“Her ölüm erken ölümdür” derler. Muazzez İlmiye Çığ, 110 yaşında hayatını kaybetti ama o yaşına rağmen derin yürek yarası bıraktı milyonların içinde.
Dünyaca tanınan bilim insanı ve Türkiye’nin ilk Sümeroloğuydu Muazzez İlmiye Çığ.
Türkiye’nin aydınlanma mücadelesinde yorulmadan, bıkmadan, “Yaşlandım ben artık” demeden çalıştı, çabaladı.
Kendi tarifiyle Atatürk’ün kızıydı Muazzez İlmiye Çığ.

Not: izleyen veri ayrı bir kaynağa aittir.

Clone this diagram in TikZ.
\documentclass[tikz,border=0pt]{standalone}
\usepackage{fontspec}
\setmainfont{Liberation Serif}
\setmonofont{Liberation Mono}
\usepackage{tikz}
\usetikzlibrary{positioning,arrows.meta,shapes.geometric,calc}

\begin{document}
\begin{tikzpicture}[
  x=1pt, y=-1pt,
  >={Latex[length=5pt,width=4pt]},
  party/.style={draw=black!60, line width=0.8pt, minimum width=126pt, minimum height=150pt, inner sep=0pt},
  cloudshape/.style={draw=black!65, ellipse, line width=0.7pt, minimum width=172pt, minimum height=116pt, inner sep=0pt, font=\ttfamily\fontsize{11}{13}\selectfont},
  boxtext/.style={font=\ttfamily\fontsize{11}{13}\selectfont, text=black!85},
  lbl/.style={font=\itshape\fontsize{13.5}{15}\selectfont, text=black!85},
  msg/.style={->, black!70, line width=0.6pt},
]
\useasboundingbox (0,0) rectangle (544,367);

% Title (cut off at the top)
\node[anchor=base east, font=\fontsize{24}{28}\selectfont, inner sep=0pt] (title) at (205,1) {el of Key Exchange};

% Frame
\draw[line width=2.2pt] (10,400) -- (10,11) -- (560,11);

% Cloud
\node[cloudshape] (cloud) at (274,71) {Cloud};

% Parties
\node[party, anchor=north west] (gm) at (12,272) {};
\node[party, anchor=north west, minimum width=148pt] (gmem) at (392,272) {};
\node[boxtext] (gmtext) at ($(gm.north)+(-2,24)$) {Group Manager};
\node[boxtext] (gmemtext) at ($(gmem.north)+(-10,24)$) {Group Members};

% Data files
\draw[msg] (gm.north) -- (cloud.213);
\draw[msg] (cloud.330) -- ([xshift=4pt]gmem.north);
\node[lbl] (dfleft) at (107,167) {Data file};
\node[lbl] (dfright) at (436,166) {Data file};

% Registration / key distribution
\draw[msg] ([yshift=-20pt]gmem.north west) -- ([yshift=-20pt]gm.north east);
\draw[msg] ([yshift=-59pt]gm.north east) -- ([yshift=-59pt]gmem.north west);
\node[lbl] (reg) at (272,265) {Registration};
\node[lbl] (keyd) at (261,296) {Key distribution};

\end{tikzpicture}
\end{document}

“Ben hep Atatürk’ün izindeyim” diyordu.
1996’da verdiği bir röportajda bunu şöyle anlatıyordu:
“106 yaşıma giriyorum ama çocukluğumu dün gibi hatırlıyorum. Hayatım boyunca ne istediysem başardım, yapamadığım hiçbir şey yok. Atatürk’ün dediğini yaptım halen yapıyorum. Çalıştım ve çalışmaktan hiç bıkmadım. Elde ettiğim her şeyin arkasında öğrenme azmim var. Kendimi uzun yaşamış gibi hissetmiyorum. Yaptığım işler için çok mutluyum. Ama bu aralar eskisi gibi yazı yazamıyorum. Bilgisayarı aldım bakayım dedim yazamadım. Yazabilseydim iyi olurdu. Kitap, gazete okuyorum. İnternete giriyorum. Sıkıntılarım oldu ama hayatımı hep mutlu geçirdim.”

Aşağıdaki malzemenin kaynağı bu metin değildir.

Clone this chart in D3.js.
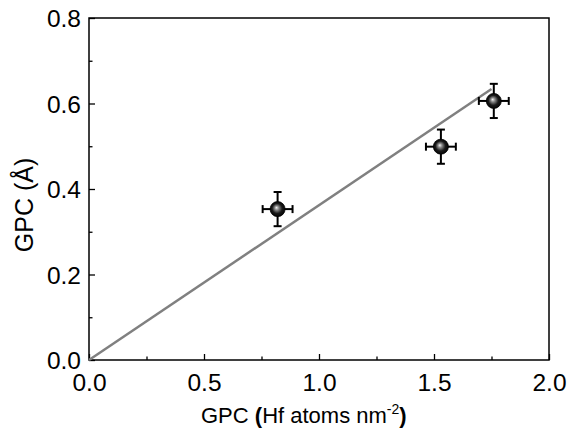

ATATÜRK DEYİNCE AĞLAYARAK ANLATTI
Muazzez İlmiye Çığ, dört yıl önce DW Türkçe’ye verdiği röportajda da geçmişe gitmiş, Mustafa Kemal Atatürk’ün ölüm haberini aldığında yaşadıklarını anlatmıştı.

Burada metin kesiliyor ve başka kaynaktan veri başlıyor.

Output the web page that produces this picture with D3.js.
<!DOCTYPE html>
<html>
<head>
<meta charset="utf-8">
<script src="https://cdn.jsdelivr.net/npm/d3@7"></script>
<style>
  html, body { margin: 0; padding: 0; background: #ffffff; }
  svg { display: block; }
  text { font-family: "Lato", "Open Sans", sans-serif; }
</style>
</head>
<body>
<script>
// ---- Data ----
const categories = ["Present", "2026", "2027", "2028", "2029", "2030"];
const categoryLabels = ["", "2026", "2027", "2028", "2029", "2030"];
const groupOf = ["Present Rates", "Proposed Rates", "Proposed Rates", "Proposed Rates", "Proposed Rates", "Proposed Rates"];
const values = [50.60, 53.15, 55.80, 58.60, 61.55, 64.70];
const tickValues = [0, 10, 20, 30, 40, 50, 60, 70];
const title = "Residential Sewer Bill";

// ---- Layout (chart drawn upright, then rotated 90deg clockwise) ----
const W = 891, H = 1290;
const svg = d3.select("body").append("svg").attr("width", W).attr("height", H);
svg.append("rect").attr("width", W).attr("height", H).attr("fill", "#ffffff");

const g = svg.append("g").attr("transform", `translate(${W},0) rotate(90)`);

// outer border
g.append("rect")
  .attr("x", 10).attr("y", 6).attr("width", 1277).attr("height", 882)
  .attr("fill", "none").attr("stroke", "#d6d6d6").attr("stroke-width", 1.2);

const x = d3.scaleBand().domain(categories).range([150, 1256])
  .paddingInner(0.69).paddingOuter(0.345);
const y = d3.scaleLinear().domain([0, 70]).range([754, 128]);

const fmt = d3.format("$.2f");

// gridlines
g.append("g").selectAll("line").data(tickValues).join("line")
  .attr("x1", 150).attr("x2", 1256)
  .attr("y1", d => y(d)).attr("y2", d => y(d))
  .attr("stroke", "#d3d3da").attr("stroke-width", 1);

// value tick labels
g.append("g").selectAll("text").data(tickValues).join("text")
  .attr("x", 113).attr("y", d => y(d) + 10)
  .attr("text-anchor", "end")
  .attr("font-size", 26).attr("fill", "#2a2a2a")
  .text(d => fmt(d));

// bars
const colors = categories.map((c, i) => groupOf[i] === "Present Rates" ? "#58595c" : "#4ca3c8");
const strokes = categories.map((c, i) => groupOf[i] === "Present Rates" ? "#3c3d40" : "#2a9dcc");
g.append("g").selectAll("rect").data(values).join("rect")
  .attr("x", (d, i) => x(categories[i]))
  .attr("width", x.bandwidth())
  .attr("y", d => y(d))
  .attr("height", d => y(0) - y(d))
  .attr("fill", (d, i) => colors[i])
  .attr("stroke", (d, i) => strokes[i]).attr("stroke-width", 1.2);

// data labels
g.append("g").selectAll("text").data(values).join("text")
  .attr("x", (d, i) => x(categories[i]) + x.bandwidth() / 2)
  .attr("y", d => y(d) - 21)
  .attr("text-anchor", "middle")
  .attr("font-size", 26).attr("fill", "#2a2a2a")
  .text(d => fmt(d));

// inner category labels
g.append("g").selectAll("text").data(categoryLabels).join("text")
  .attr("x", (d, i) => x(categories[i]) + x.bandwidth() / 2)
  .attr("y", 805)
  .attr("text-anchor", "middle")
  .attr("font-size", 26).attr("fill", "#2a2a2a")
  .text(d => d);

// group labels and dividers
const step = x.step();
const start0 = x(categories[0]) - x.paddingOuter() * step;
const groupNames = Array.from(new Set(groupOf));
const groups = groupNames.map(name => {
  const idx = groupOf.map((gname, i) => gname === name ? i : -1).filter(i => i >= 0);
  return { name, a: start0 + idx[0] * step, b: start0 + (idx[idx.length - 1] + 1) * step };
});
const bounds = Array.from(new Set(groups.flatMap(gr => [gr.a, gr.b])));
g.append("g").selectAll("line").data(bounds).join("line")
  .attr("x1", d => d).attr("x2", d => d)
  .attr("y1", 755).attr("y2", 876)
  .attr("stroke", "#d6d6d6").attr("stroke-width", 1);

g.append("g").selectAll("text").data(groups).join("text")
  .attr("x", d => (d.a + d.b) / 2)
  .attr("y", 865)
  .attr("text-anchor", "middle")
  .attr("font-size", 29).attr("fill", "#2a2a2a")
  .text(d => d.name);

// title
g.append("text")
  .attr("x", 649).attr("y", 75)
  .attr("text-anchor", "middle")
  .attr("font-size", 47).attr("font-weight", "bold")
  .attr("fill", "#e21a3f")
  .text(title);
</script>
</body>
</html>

Muazzez İlmiye Çığ, o anı anlatırken 106 yaşında da yine gözyaşlarını tutamamıştı. İşte o görüntü:
Muazzez İlmiye Çığ çok kitap yazdı. Arkasında çok eser bıraktı. Dediği gibi; Atatürk’ün isteği şekilde çalıştı çabaladı.
Ölümsüzler arasındaki yerini alırken; onu sonraki nesillere de anlatmak gerekiyor aslında.
Hayatı roman Muazzez İlmiye Çığ’ın. Hem de öyle roman ki; yazmaya ne kalem yeter, ne de kağıt aslında.
Zaten sonsuza kadar unutulabilir mi ki? Derin izler var ardında.